Jersey Oil & Gas Plc (LON:JOG) chief executive Andrew Benitz told investors that the company is in a strong position to pursue its production-focused acquisition strategy, regardless of the outcome of StatOil’s exploration efforts at Verbier.
The AIM-quoted firm, in its interim results, highlighted that its cash position will stand at around £1.8mln once Statoil completes sidetrack drilling at the Verbier project, where the Norwegian group is looking to salvage value in an unsuccessful exploration well.
It was revealed earlier this month that Verbier’s primary target contained water rather than oil but Statoil subsequently decided to extend the well via sidetrack to test separate potential in an updip target.
That programme got underway on September 17 and it is expected to run for 25-35 days.
A success would provide fresh catalysts in the current portfolio, nonetheless, the company has repeated that its core objective is to acquire stakes in producing North Sea operations and it highlighted that as crude oil prices hold above US$50 per barrel there is “increased clarity” for this strategy.
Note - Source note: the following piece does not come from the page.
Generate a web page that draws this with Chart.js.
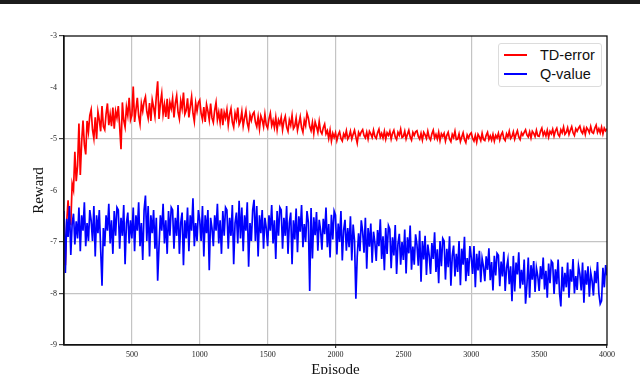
<!DOCTYPE html>
<html>
<head>
<meta charset="utf-8">
<script src="https://cdn.jsdelivr.net/npm/chart.js@4/dist/chart.umd.min.js"></script>
<style>
  body { margin: 0; background: #fff; }
  #wrap { position: relative; width: 640px; height: 374px; overflow: hidden; }
  #topbar { position: absolute; left: 0; top: 0; width: 640px; height: 4px; background: #1c1c1c; }
  #chart { position: absolute; left: 0; top: 0; }
  #legend {
    position: absolute; left: 498px; top: 43px; width: 102px; height: 42px;
    border: 1px solid #dcdcdc; border-radius: 3px; background: #fff;
    font-family: "Liberation Sans", Arial, sans-serif; font-size: 14.5px; color: #111;
  }
  .item { position: absolute; left: 5px; height: 18px; line-height: 18px; }
  .item span.swatch { position: absolute; left: 0; top: 8px; width: 23px; height: 2px; }
  .item span.label { position: absolute; left: 36px; white-space: nowrap; }
</style>
</head>
<body>
<div id="wrap">
  <canvas id="chart" width="640" height="374"></canvas>
  <div id="topbar"></div>
  <div id="legend">
    <div class="item" style="top:2px"><span class="swatch" style="background:#ff0000"></span><span class="label">TD-error</span></div>
    <div class="item" style="top:21px"><span class="swatch" style="background:#0000ff"></span><span class="label">Q-value</span></div>
  </div>
</div>
<script>
// Dados (uma amostra a cada 10 episódios, 0..4000)
const seriesNames = ['TD-error', 'Q-value'];
const episodeStep = 10;

// TD-error (linha vermelha), uma linha = 100 episódios
const tdError = [
  -6.73, -7.45, -6.61, -6.19, -6.63, -6.65, -5.87, -5.99, -5.25, -5.82,
  -5.52, -4.70, -5.70, -5.06, -4.64, -5.11, -5.30, -4.65, -4.86, -4.54,
  -4.43, -4.82, -4.99, -4.58, -5.00, -4.47, -4.63, -4.85, -4.36, -4.76,
  -4.82, -4.51, -4.31, -4.73, -4.52, -4.75, -4.39, -4.80, -4.46, -4.59,
  -4.36, -4.76, -5.20, -4.29, -4.64, -4.77, -4.38, -4.54, -4.20, -4.63,
  -4.54, -3.98, -4.67, -4.43, -4.20, -4.55, -4.71, -4.31, -4.46, -4.27,
  -4.18, -4.47, -4.60, -4.30, -4.65, -4.24, -4.38, -4.56, -4.17, -3.88,
  -4.61, -4.31, -4.12, -4.52, -4.33, -4.57, -4.22, -4.61, -4.29, -4.41,
  -4.21, -4.58, -4.31, -4.16, -4.48, -4.61, -4.26, -4.41, -4.10, -4.52,
  -4.45, -4.21, -4.58, -4.37, -4.18, -4.50, -4.66, -4.30, -4.46, -4.29,
  -4.24, -4.50, -4.62, -4.38, -4.67, -4.33, -4.46, -4.63, -4.31, -4.59,
  -4.68, -4.44, -4.29, -4.63, -4.48, -4.68, -4.41, -4.73, -4.48, -4.59,
  -4.43, -4.73, -4.52, -4.41, -4.67, -4.77, -4.50, -4.62, -4.39, -4.72,
  -4.65, -4.47, -4.75, -4.59, -4.45, -4.69, -4.80, -4.53, -4.64, -4.52,
  -4.48, -4.67, -4.76, -4.57, -4.80, -4.55, -4.63, -4.76, -4.52, -4.73,
  -4.79, -4.61, -4.50, -4.74, -4.64, -4.78, -4.58, -4.82, -4.63, -4.71,
  -4.58, -4.82, -4.65, -4.56, -4.77, -4.85, -4.63, -4.73, -4.54, -4.80,
  -4.75, -4.59, -4.83, -4.70, -4.57, -4.78, -4.87, -4.64, -4.74, -4.50,
  -4.59, -4.76, -4.84, -4.68, -4.89, -4.67, -4.76, -4.87, -4.66, -4.85,
  -4.90, -4.78, -4.71, -4.90, -4.84, -4.99, -4.83, -5.04, -4.89, -4.97,
  -4.88, -5.03, -4.92, -4.86, -4.99, -5.04, -4.90, -4.96, -4.84, -5.00,
  -4.95, -4.85, -5.00, -4.91, -4.83, -4.96, -5.08, -4.87, -4.93, -4.86,
  -4.82, -4.93, -4.98, -4.87, -5.00, -4.85, -4.90, -4.97, -4.83, -4.95,
  -4.99, -4.88, -4.81, -4.96, -4.89, -4.98, -4.85, -5.00, -4.88, -4.93,
  -4.85, -5.00, -4.89, -4.83, -4.96, -5.01, -4.87, -4.93, -4.81, -4.97,
  -4.95, -4.85, -5.00, -4.91, -4.83, -4.96, -5.02, -4.87, -4.93, -4.86,
  -4.84, -4.95, -5.00, -4.89, -5.02, -4.87, -4.92, -4.99, -4.85, -4.97,
  -5.02, -4.90, -4.83, -4.98, -4.91, -5.00, -4.87, -5.03, -4.90, -4.95,
  -4.89, -5.04, -4.93, -4.87, -5.00, -5.05, -4.91, -4.97, -4.85, -5.01,
  -5.00, -4.90, -5.05, -4.96, -4.88, -5.01, -5.07, -4.92, -4.98, -4.91,
  -4.88, -4.99, -5.04, -4.93, -5.06, -4.91, -4.96, -5.03, -4.89, -5.01,
  -5.03, -4.93, -4.87, -5.01, -4.94, -5.02, -4.91, -5.04, -4.93, -4.98,
  -4.89, -5.02, -4.92, -4.87, -4.99, -5.03, -4.90, -4.96, -4.85, -4.99,
  -4.95, -4.86, -5.00, -4.91, -4.84, -4.96, -5.01, -4.88, -4.93, -4.87,
  -4.82, -4.92, -4.96, -4.86, -4.98, -4.85, -4.89, -4.95, -4.83, -4.94,
  -4.95, -4.85, -4.79, -4.93, -4.86, -4.94, -4.83, -4.96, -4.85, -4.90,
  -4.81, -4.94, -4.84, -4.79, -4.91, -4.95, -4.82, -4.88, -4.77, -4.91,
  -4.87, -4.78, -4.91, -4.83, -4.76, -4.88, -4.93, -4.80, -4.85, -4.79,
  -4.75, -4.85, -4.89, -4.79, -4.91, -4.78, -4.82, -4.88, -4.76, -4.87,
  -4.89, -4.79, -4.73, -4.87, -4.80, -4.88, -4.77, -4.90, -4.79, -4.84,
  -4.80
];

// Q-value (linha azul), uma linha = 100 episódios
const qValue = [
  -6.40, -7.60, -6.55, -6.90, -6.30, -7.25, -6.65, -6.45, -7.05, -6.60,
  -6.93, -6.33, -7.18, -6.48, -6.78, -6.23, -7.08, -6.63, -6.98, -6.38,
  -6.58, -6.98, -6.30, -7.28, -6.48, -6.83, -6.38, -7.13, -7.85, -6.73,
  -7.08, -6.48, -6.78, -6.26, -7.03, -6.58, -7.23, -6.40, -6.88, -6.33,
  -6.38, -7.13, -6.53, -6.88, -6.28, -7.43, -6.63, -6.43, -7.03, -6.58,
  -6.93, -6.33, -7.18, -6.48, -6.78, -6.23, -7.08, -6.63, -7.35, -6.38,
  -6.10, -6.98, -6.30, -7.28, -6.48, -6.83, -6.38, -7.13, -6.53, -7.75,
  -7.08, -6.48, -6.78, -6.26, -7.03, -6.58, -7.23, -6.40, -6.88, -6.33,
  -6.38, -7.13, -6.53, -6.88, -6.28, -7.23, -6.63, -6.43, -7.45, -6.58,
  -6.93, -6.33, -7.18, -6.48, -6.78, -6.15, -7.08, -6.63, -6.98, -6.38,
  -6.58, -6.98, -6.30, -7.28, -6.48, -6.83, -6.38, -7.55, -6.53, -6.73,
  -7.08, -6.48, -6.78, -6.26, -7.03, -6.58, -7.23, -6.40, -6.88, -6.33,
  -6.38, -7.13, -6.53, -6.88, -6.28, -7.43, -6.63, -6.43, -7.03, -6.20,
  -6.93, -6.33, -7.18, -6.48, -6.78, -6.23, -7.48, -6.63, -6.98, -6.38,
  -6.18, -6.98, -6.30, -7.28, -6.48, -6.83, -6.38, -7.13, -6.53, -6.73,
  -7.08, -6.48, -6.78, -6.28, -7.03, -6.58, -7.33, -6.40, -6.88, -6.33,
  -6.38, -7.13, -6.53, -6.88, -6.30, -7.23, -6.63, -6.43, -7.43, -6.58,
  -6.95, -6.35, -7.20, -6.50, -6.80, -6.28, -7.10, -6.65, -7.00, -6.40,
  -6.62, -7.95, -6.34, -7.32, -6.52, -6.87, -6.42, -7.17, -6.57, -6.77,
  -7.15, -6.55, -6.85, -6.33, -7.10, -6.65, -7.30, -6.47, -6.95, -6.40,
  -6.48, -7.24, -6.64, -7.00, -6.40, -7.36, -6.77, -6.57, -7.17, -6.73,
  -7.10, -6.50, -7.36, -6.66, -6.97, -8.10, -7.28, -6.83, -7.18, -6.58,
  -6.80, -7.21, -6.53, -7.52, -6.73, -7.09, -6.64, -7.40, -6.80, -7.01,
  -7.37, -6.77, -7.08, -6.56, -7.33, -6.89, -7.55, -6.73, -7.23, -6.68,
  -6.75, -7.51, -6.91, -7.26, -6.67, -7.62, -7.04, -6.84, -7.44, -7.00,
  -7.35, -6.76, -7.61, -6.91, -7.22, -6.68, -7.54, -7.09, -7.44, -6.85,
  -7.05, -7.46, -6.78, -7.77, -6.98, -7.34, -6.88, -7.64, -7.05, -7.26,
  -7.62, -7.02, -7.33, -6.81, -7.58, -7.14, -7.80, -6.98, -7.47, -6.93,
  -6.98, -7.73, -7.13, -7.49, -6.89, -7.85, -7.27, -7.07, -7.67, -7.23,
  -7.58, -6.98, -7.84, -7.13, -7.44, -6.90, -7.76, -7.31, -7.66, -7.08,
  -7.30, -7.62, -7.08, -7.88, -7.23, -7.55, -7.17, -7.78, -7.32, -7.48,
  -7.76, -7.28, -7.54, -7.12, -7.74, -7.39, -7.94, -7.27, -7.65, -7.22,
  -7.26, -7.86, -7.38, -7.67, -7.19, -7.95, -7.50, -7.34, -7.82, -7.47,
  -8.15, -7.27, -7.96, -7.40, -7.63, -7.20, -7.90, -7.54, -7.83, -7.34,
  -8.20, -7.84, -7.30, -8.08, -7.45, -7.73, -7.37, -7.97, -7.50, -7.66,
  -7.95, -7.47, -7.72, -7.30, -7.92, -7.56, -8.08, -7.42, -7.80, -7.37,
  -7.41, -8.01, -7.53, -7.82, -7.34, -7.98, -8.25, -7.48, -7.96, -7.60,
  -7.88, -7.40, -8.08, -7.53, -7.77, -7.33, -8.00, -7.66, -7.93, -7.46,
  -7.62, -7.94, -7.40, -8.18, -7.55, -7.83, -7.47, -8.06, -7.59, -7.75,
  -8.04, -7.56, -7.80, -7.39, -8.00, -8.20, -8.14, -7.50, -7.88, -7.45,
  -7.65
];

// Eixos
const xTicks = [0, 500, 1000, 1500, 2000, 2500, 3000, 3500, 4000];
const xTickLabels = ['', '500', '1000', '1500', '2000', '2500', '3000', '3500', '4000'];
const yTicks = [-3, -4, -5, -6, -7, -8, -9];
const yTickLabels = ['-3', '-4', '-5', '-6', '-7', '-8', '-9'];
const xGridShown = [500, 1000, 1500, 2000, 3000];
const yGridShown = [-5, -7, -8];
const yTickMarks = [-3, -5, -7, -8, -9];

const episodes = tdError.map((_, i) => i * episodeStep);
const toPoints = (vals) => vals.map((v, i) => ({ x: episodes[i], y: v }));

// Moldura preta em volta da área do gráfico
const framePlugin = {
  id: 'frame',
  afterDraw(chart) {
    const { ctx, chartArea: a } = chart;
    ctx.save();
    ctx.strokeStyle = '#111';
    ctx.lineWidth = 1.3;
    ctx.strokeRect(a.left, a.top, a.right - a.left, a.bottom - a.top);
    ctx.restore();
  }
};

const ctx = document.getElementById('chart').getContext('2d');
const chart = new Chart(ctx, {
  type: 'line',
  data: {
    datasets: [
      { label: seriesNames[0], data: toPoints(tdError), borderColor: '#ff0000', borderWidth: 1.7, pointRadius: 0, order: 2 },
      { label: seriesNames[1], data: toPoints(qValue), borderColor: '#0000ff', borderWidth: 1.7, pointRadius: 0, order: 1 }
    ]
  },
  options: {
    responsive: false,
    animation: false,
    layout: { padding: { left: 0, right: 33, top: 36, bottom: 0 } },
    plugins: { legend: { display: false }, tooltip: { enabled: false } },
    scales: {
      x: {
        type: 'linear', min: 0, max: 4000,
        afterBuildTicks: (s) => { s.ticks = xTicks.map(v => ({ value: v })); },
        afterFit: (s) => { s.height = 29; },
        border: { display: true, color: '#111', width: 1.3 },
        grid: {
          color: (c) => xGridShown.includes(c.tick && c.tick.value) ? '#c4c4c4' : 'rgba(0,0,0,0)',
          tickColor: (c) => (c.tick && (c.tick.value === 2000 || c.tick.value === 4000)) ? '#333' : 'rgba(0,0,0,0)',
          tickLength: 3,
          lineWidth: 1.2
        },
        ticks: {
          autoSkip: false, maxRotation: 0, padding: 2,
          color: '#222', font: { family: 'Liberation Serif', size: 8 },
          callback: (v) => xTickLabels[xTicks.indexOf(v)]
        },
        title: {
          display: true, text: 'Episode', color: '#111',
          font: { family: 'Liberation Serif', size: 15 },
          padding: { top: 0, bottom: -5 }
        }
      },
      y: {
        min: -9, max: -3,
        afterBuildTicks: (s) => { s.ticks = yTicks.map(v => ({ value: v })); },
        afterFit: (s) => { s.width = 64; },
        border: { display: true, color: '#111', width: 1.3 },
        grid: {
          color: (c) => yGridShown.includes(c.tick && c.tick.value) ? '#c4c4c4' : 'rgba(0,0,0,0)',
          tickColor: (c) => yTickMarks.includes(c.tick && c.tick.value) ? '#444' : 'rgba(0,0,0,0)',
          tickLength: 5,
          lineWidth: 1.2
        },
        ticks: {
          autoSkip: false, padding: 2,
          color: '#222', font: { family: 'Liberation Serif', size: 8 },
          callback: (v) => yTickLabels[yTicks.indexOf(v)]
        },
        title: {
          display: true, text: 'Reward', color: '#111',
          font: { family: 'Liberation Serif', size: 15 },
          padding: { top: 30, bottom: 0 }
        }
      }
    }
  },
  plugins: [framePlugin]
});
</script>
</body>
</html>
Benitz said: “Following the drilling of the 20/05b-13z sidetrack well, the Company's cash position will be approximately £1.8m, leaving JOG in a strong position to continue to pursue its production focused acquisition strategy.
“We are pleased to be able to expose our shareholders to terrific exploration opportunities and I would like to thank our shareholders for their ongoing support.
“JOG has a strong vision for growth across the North Sea and with this support, we can achieve our stated objectives."
In terms of its financial results, the pre-revenue group reported a loss of £630,000.